The business end of the flash is at left. Even with no foil and and no sides on the bend (leaking light like crazy) you can see it is passable as a ring light (although the bottom of the ring is very dark). At this point (after two hours of work) I had to wait until the next day to get the foil tape, so I shelved it and went to bed.
The next night, foil-backed tape freshly stolen from work and Amazing Race on the tube, I returned to construction.
The first step was to cover the inside of both the front and the back pieces with a layer of tape. I tried to be stingy, using as little tape as possible, but that ended up biting me later because there were some small light leaks. I recommend overlapping the tape by a millimeter, because it can pull apart slightly when the thing flexes (and it is easy to misjudge and end up a little short). The process was really easy though, since bubbles and wrinkles will not hurt your results much.
I purposely did not go all the way down the ring with the foil, since I thought it would be likely I'd want a diffuse reflector at the end to guide light out. So I glued it all together and started testing. The image at left shows the ring in action (and a light leak in the upper left that I later fixed). Note how the foiled part has much brighter hot spots but actually emits less light than the paper area. The downside is that it provides relatively uneven lighting, so a diffuser is definitely necessary.
The next step was to lay office paper on top of the ring and test again (not shown, but very similar to the final version below). The lack of foil on the bottom definitely prevented the bottom of the ring from getting enough light, so I went ahead and added foil to everything, knowing I could always go back in later and add more reflectors or diffusers. Then, I cut out a diffuser (using the same tabbing technique) and taped it on using scotch tape.
The final result gives pretty even illumination. The image at right has had no editing (you'll see my lack of quality control in cutting and taping if you view the larger version). While there are hotspots in the upper right and upper left (the ends of the light tubes) the overall ring is pretty evenly lit. The hotspots are less than a stop brighter than the darkest areas which is pretty darn good for something I built out of free materials in a couple of nights. My theory is the paper acts both as a diffuser and reflector, spreading the light evenly around the ring. Splitting the light path helps a lot too to avoid a single super hot spot at the very top, and channeling light down the ring.
Finished Result and a Few Comments:
I've got to say, the result was way more successful than I expected for the minimal time and materials I put into it (total time in construction was maybe 4 hours, but I was watching TV at the time too).
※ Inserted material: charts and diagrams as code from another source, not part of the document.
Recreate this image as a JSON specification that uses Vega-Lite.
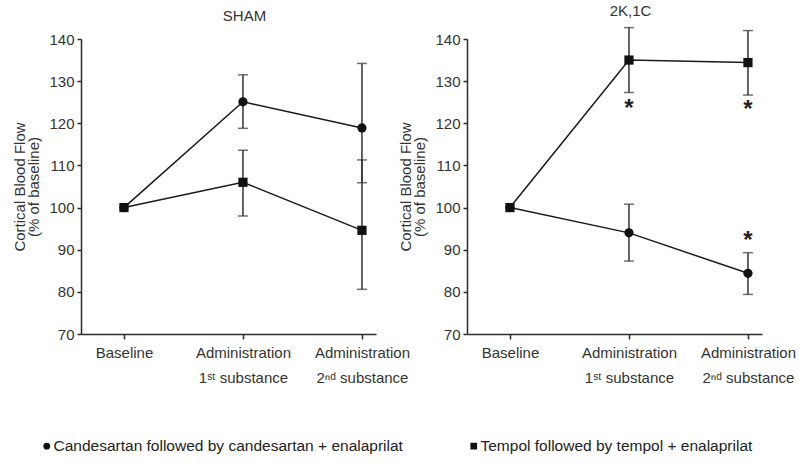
{
  "$schema": "https://vega.github.io/schema/vega-lite/v6.json",
  "padding": {"left": 12, "top": 3, "right": 5, "bottom": 5},
  "background": "white",
  "config": {
    "font": "Liberation Sans",
    "view": {"stroke": null},
    "axis": {
      "grid": false,
      "domainColor": "#2a2a2a",
      "domainWidth": 1.5,
      "tickColor": "#2a2a2a",
      "tickWidth": 1.5,
      "tickSize": 5,
      "labelColor": "#333333",
      "labelFontSize": 15,
      "titleColor": "#333333",
      "titleFontSize": 15,
      "titleFontWeight": "normal"
    },
    "title": {"fontSize": 15, "fontWeight": "normal", "color": "#333333"}
  },
  "datasets": {
    "pts": [
      {"panel": "SHAM", "series": "Candesartan followed by candesartan + enalaprilat", "idx": 0, "value": 100, "lo": null, "hi": null},
      {"panel": "SHAM", "series": "Candesartan followed by candesartan + enalaprilat", "idx": 1, "value": 125.1, "lo": 118.8, "hi": 131.5},
      {"panel": "SHAM", "series": "Candesartan followed by candesartan + enalaprilat", "idx": 2, "value": 118.9, "lo": 105.9, "hi": 134.2},
      {"panel": "SHAM", "series": "Tempol followed by tempol + enalaprilat", "idx": 0, "value": 100, "lo": null, "hi": null},
      {"panel": "SHAM", "series": "Tempol followed by tempol + enalaprilat", "idx": 1, "value": 106.0, "lo": 98.0, "hi": 113.6},
      {"panel": "SHAM", "series": "Tempol followed by tempol + enalaprilat", "idx": 2, "value": 94.6, "lo": 80.6, "hi": 111.3},
      {"panel": "2K,1C", "series": "Candesartan followed by candesartan + enalaprilat", "idx": 0, "value": 100, "lo": null, "hi": null},
      {"panel": "2K,1C", "series": "Candesartan followed by candesartan + enalaprilat", "idx": 1, "value": 94.0, "lo": 87.3, "hi": 100.8},
      {"panel": "2K,1C", "series": "Candesartan followed by candesartan + enalaprilat", "idx": 2, "value": 84.4, "lo": 79.4, "hi": 89.3},
      {"panel": "2K,1C", "series": "Tempol followed by tempol + enalaprilat", "idx": 0, "value": 100, "lo": null, "hi": null},
      {"panel": "2K,1C", "series": "Tempol followed by tempol + enalaprilat", "idx": 1, "value": 135.0, "lo": 127.3, "hi": 142.7},
      {"panel": "2K,1C", "series": "Tempol followed by tempol + enalaprilat", "idx": 2, "value": 134.4, "lo": 126.7, "hi": 142.0}
    ],
    "stars": [
      {"panel": "2K,1C", "idx": 1, "value": 124.3, "label": "*"},
      {"panel": "2K,1C", "idx": 2, "value": 124.0, "label": "*"},
      {"panel": "2K,1C", "idx": 2, "value": 93.1, "label": "*"}
    ]
  },
  "bounds": "flush",
  "spacing": 91,
  "resolve": {"scale": {"shape": "independent"}, "legend": {"shape": "independent"}},
  "hconcat": [
    {
      "width": 295,
      "height": 295,
      "title": {"text": "SHAM", "dx": 16, "offset": 8},
      "data": {"name": "pts"},
      "transform": [{"filter": "datum.panel == 'SHAM'"}],
      "encoding": {
        "x": {
          "field": "idx", "type": "quantitative",
          "scale": {"domain": [-0.361, 2.118], "nice": false, "zero": false},
          "axis": {
            "title": null, "values": [0, 1, 2], "labelPadding": 6, "labelLineHeight": 25,
            "labelExpr": "datum.value == 0 ? 'Baseline' : datum.value == 1 ? ['Administration', '1ˢᵗ substance'] : ['Administration', '2ⁿᵈ substance']"
          }
        },
        "y": {
          "field": "value", "type": "quantitative",
          "scale": {"domain": [70, 140], "nice": false, "zero": false},
          "axis": {"title": ["Cortical Blood Flow", "(% of baseline)"], "values": [70, 80, 90, 100, 110, 120, 130, 140], "titlePadding": 7, "titleLineHeight": 14, "labelPadding": 3, "tickSize": 4}
        }
      },
      "layer": [
        {"transform": [{"filter": "datum.lo != null"}], "mark": {"type": "rule", "color": "#333333", "strokeWidth": 1.5, "clip": false}, "encoding": {"y": {"field": "lo", "type": "quantitative"}, "y2": {"field": "hi"}}},
        {"transform": [{"filter": "datum.lo != null"}], "mark": {"type": "tick", "orient": "horizontal", "color": "#333333", "thickness": 1.5, "size": 10}, "encoding": {"y": {"field": "lo", "type": "quantitative"}}},
        {"transform": [{"filter": "datum.lo != null"}], "mark": {"type": "tick", "orient": "horizontal", "color": "#333333", "thickness": 1.5, "size": 10}, "encoding": {"y": {"field": "hi", "type": "quantitative"}}},
        {"mark": {"type": "line", "color": "#1a1a1a", "strokeWidth": 1.5}, "encoding": {"detail": {"field": "series"}}},
        {"mark": {"type": "point", "filled": true, "opacity": 1, "color": "#111111", "size": 85},
         "encoding": {
           "shape": {"field": "series", "type": "nominal",
             "scale": {"domain": ["Candesartan followed by candesartan + enalaprilat", "Tempol followed by tempol + enalaprilat"], "range": ["circle", "square"]},
             "legend": {"orient": "none", "legendX": -42, "legendY": 399, "direction": "horizontal", "title": null, "columnPadding": 63, "labelLimit": 0, "labelFontSize": 15.5, "labelColor": "#222222", "labelOffset": -1, "symbolSize": 45, "symbolFillColor": "#111111", "symbolStrokeColor": "#111111", "symbolStrokeWidth": 0}}
         }}
      ]
    },
    {
      "width": 295,
      "height": 295,
      "title": {"text": "2K,1C", "dx": 16, "offset": 8},
      "encoding": {
        "x": {
          "field": "idx", "type": "quantitative",
          "scale": {"domain": [-0.361, 2.118], "nice": false, "zero": false},
          "axis": {
            "title": null, "values": [0, 1, 2], "labelPadding": 6, "labelLineHeight": 25,
            "labelExpr": "datum.value == 0 ? 'Baseline' : datum.value == 1 ? ['Administration', '1ˢᵗ substance'] : ['Administration', '2ⁿᵈ substance']"
          }
        },
        "y": {
          "field": "value", "type": "quantitative",
          "scale": {"domain": [70, 140], "nice": false, "zero": false},
          "axis": {"title": ["Cortical Blood Flow", "(% of baseline)"], "values": [70, 80, 90, 100, 110, 120, 130, 140], "titlePadding": 7, "titleLineHeight": 14, "labelPadding": 3, "tickSize": 4}
        }
      },
      "layer": [
        {"data": {"name": "pts"}, "transform": [{"filter": "datum.panel == '2K,1C' && datum.lo != null"}], "mark": {"type": "rule", "color": "#333333", "strokeWidth": 1.5, "clip": false}, "encoding": {"y": {"field": "lo", "type": "quantitative"}, "y2": {"field": "hi"}}},
        {"data": {"name": "pts"}, "transform": [{"filter": "datum.panel == '2K,1C' && datum.lo != null"}], "mark": {"type": "tick", "orient": "horizontal", "color": "#333333", "thickness": 1.5, "size": 10}, "encoding": {"y": {"field": "lo", "type": "quantitative"}}},
        {"data": {"name": "pts"}, "transform": [{"filter": "datum.panel == '2K,1C' && datum.lo != null"}], "mark": {"type": "tick", "orient": "horizontal", "color": "#333333", "thickness": 1.5, "size": 10}, "encoding": {"y": {"field": "hi", "type": "quantitative"}}},
        {"data": {"name": "pts"}, "transform": [{"filter": "datum.panel == '2K,1C'"}], "mark": {"type": "line", "color": "#1a1a1a", "strokeWidth": 1.5}, "encoding": {"detail": {"field": "series"}}},
        {"data": {"name": "pts"}, "transform": [{"filter": "datum.panel == '2K,1C'"}], "mark": {"type": "point", "filled": true, "opacity": 1, "color": "#111111", "size": 85},
         "encoding": {
           "shape": {"field": "series", "type": "nominal",
             "scale": {"domain": ["Candesartan followed by candesartan + enalaprilat", "Tempol followed by tempol + enalaprilat"], "range": ["circle", "square"]}, "legend": null}
         }},
        {"data": {"name": "stars"}, "mark": {"type": "text", "fontSize": 24, "fontWeight": "bold", "color": "#222222", "baseline": "alphabetic", "dy": 11}, "encoding": {"text": {"field": "label"}}}
      ]
    }
  ]
}
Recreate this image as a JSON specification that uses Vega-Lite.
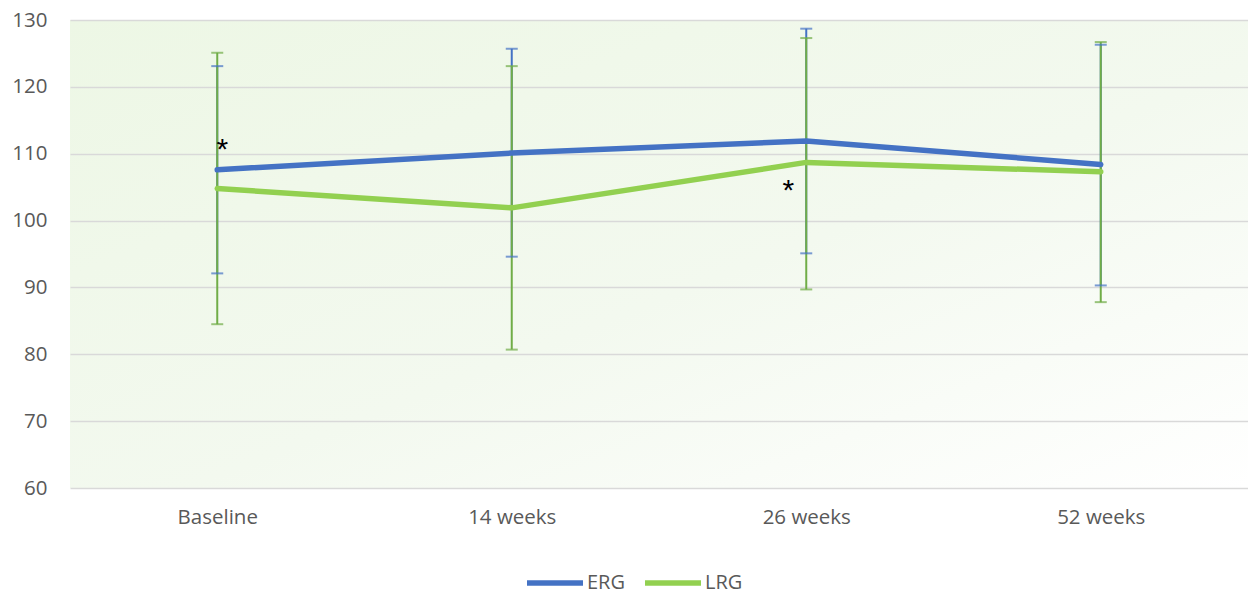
{
  "$schema": "https://vega.github.io/schema/vega-lite/v6.json",
  "autosize": {"type": "none"},
  "width": 1178,
  "height": 468,
  "padding": {"left": 70, "top": 20, "right": 0, "bottom": 105},
  "background": "#FFFFFF",
  "config": {
    "font": "Open Sans",
    "view": {
      "stroke": null,
      "fill": {"gradient": "linear", "x1": 0, "y1": 0, "x2": 1, "y2": 1, "stops": [{"offset": 0, "color": "#EDF7E5"}, {"offset": 0.55, "color": "#F3F9EF"}, {"offset": 1, "color": "#FFFFFF"}]}
    },
    "axis": {"labelFont": "Open Sans", "labelFontSize": 20.5, "labelColor": "#595959", "titleFont": "Open Sans"},
    "legend": {"labelFont": "Open Sans", "labelFontSize": 20, "labelColor": "#595959"}
  },
  "data": {
    "values": [
      {"time": "Baseline", "group": "ERG", "mean": 107.6, "lo": 92.1, "hi": 123.1},
      {"time": "14 weeks", "group": "ERG", "mean": 110.1, "lo": 94.6, "hi": 125.7},
      {"time": "26 weeks", "group": "ERG", "mean": 111.9, "lo": 95.1, "hi": 128.7},
      {"time": "52 weeks", "group": "ERG", "mean": 108.4, "lo": 90.3, "hi": 126.3},
      {"time": "Baseline", "group": "LRG", "mean": 104.8, "lo": 84.5, "hi": 125.1},
      {"time": "14 weeks", "group": "LRG", "mean": 101.9, "lo": 80.7, "hi": 123.1},
      {"time": "26 weeks", "group": "LRG", "mean": 108.7, "lo": 89.7, "hi": 127.3},
      {"time": "52 weeks", "group": "LRG", "mean": 107.3, "lo": 87.8, "hi": 126.7}
    ]
  },
  "encoding": {
    "x": {
      "field": "time", "type": "ordinal", "sort": ["Baseline", "14 weeks", "26 weeks", "52 weeks"],
      "scale": {"type": "point", "padding": 0.5},
      "axis": {"title": null, "labelAngle": 0, "ticks": false, "domain": false, "grid": false, "labelPadding": 19}
    }
  },
  "layer": [
    {
      "mark": {"type": "rule", "strokeWidth": 2},
      "encoding": {
        "y": {
          "field": "lo", "type": "quantitative",
          "scale": {"domain": [60, 130], "nice": false, "zero": false},
          "axis": {"title": null, "values": [60, 70, 80, 90, 100, 110, 120, 130], "ticks": false, "domain": false, "gridColor": "#D9D9D9", "gridWidth": 1.5, "labelPadding": 23}
        },
        "y2": {"field": "hi"},
        "color": {"condition": {"test": "datum.group === 'ERG'", "value": "#4472C4"}, "value": "#70AD47"}
      }
    },
    {
      "mark": {"type": "tick", "orient": "horizontal", "size": 12, "thickness": 2},
      "encoding": {
        "y": {"field": "lo", "type": "quantitative"},
        "color": {"condition": {"test": "datum.group === 'ERG'", "value": "#4472C4"}, "value": "#70AD47"}
      }
    },
    {
      "mark": {"type": "tick", "orient": "horizontal", "size": 12, "thickness": 2},
      "encoding": {
        "y": {"field": "hi", "type": "quantitative"},
        "color": {"condition": {"test": "datum.group === 'ERG'", "value": "#4472C4"}, "value": "#70AD47"}
      }
    },
    {
      "mark": {"type": "line", "strokeWidth": 5.5, "strokeCap": "round", "strokeJoin": "round"},
      "encoding": {
        "y": {"field": "mean", "type": "quantitative"},
        "color": {
          "field": "group", "type": "nominal",
          "scale": {"domain": ["ERG", "LRG"], "range": ["#4472C4", "#92D050"]},
          "legend": {"title": null, "orient": "none", "direction": "horizontal", "legendX": 468, "legendY": 546, "symbolType": "M-2,0H2", "symbolSize": 784, "symbolStrokeWidth": 5.5, "labelOffset": 15, "columnPadding": 9, "padding": 0}
        }
      }
    },
    {
      "data": {"values": [{"time": "Baseline", "v": 111.6, "label": "*"}]},
      "mark": {"type": "text", "fontSize": 30, "color": "#000000", "dx": 5, "dy": 7, "baseline": "middle", "font": "Liberation Sans"},
      "encoding": {"y": {"field": "v", "type": "quantitative"}, "text": {"field": "label"}}
    },
    {
      "data": {"values": [{"time": "26 weeks", "v": 105.4, "label": "*"}]},
      "mark": {"type": "text", "fontSize": 30, "color": "#000000", "dx": -18, "dy": 7, "baseline": "middle", "font": "Liberation Sans"},
      "encoding": {"y": {"field": "v", "type": "quantitative"}, "text": {"field": "label"}}
    }
  ]
}
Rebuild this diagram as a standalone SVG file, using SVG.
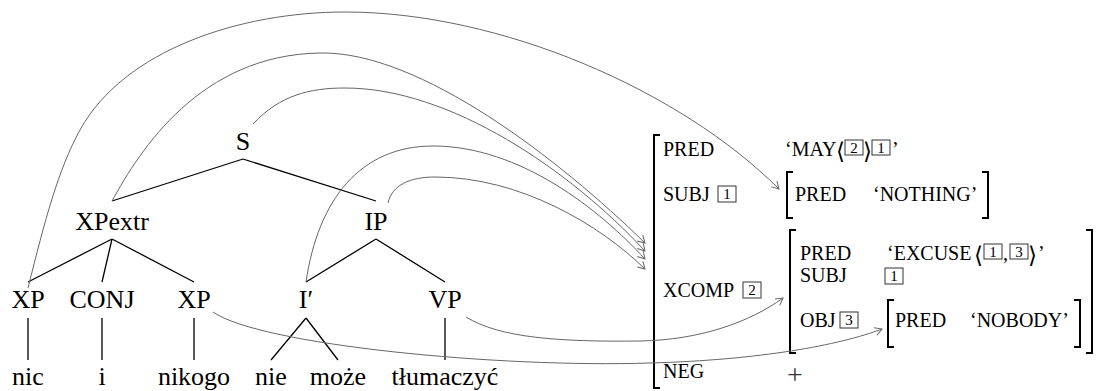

Hot glue holds the cardboard very strongly and the whole thing is very sturdy (although I wouldn't let it float around in an equipment bag without more protection). The diffusion technique works quite well for the size of the ring too.
If I were to build it again, I wouldn't do much differently. The only thing I'd really want to change is reducing the sharpness of the inside angle at the main bend -- I think I lose a decent amount of light there. It might be nice to experiment with the diameter, width, and depth of the ring too. As shown above, it just barely fits around my Tamron 17-50mm F/2.8 which is a happy accident (my goal was just to get it around my Nikkor 50mm F/2).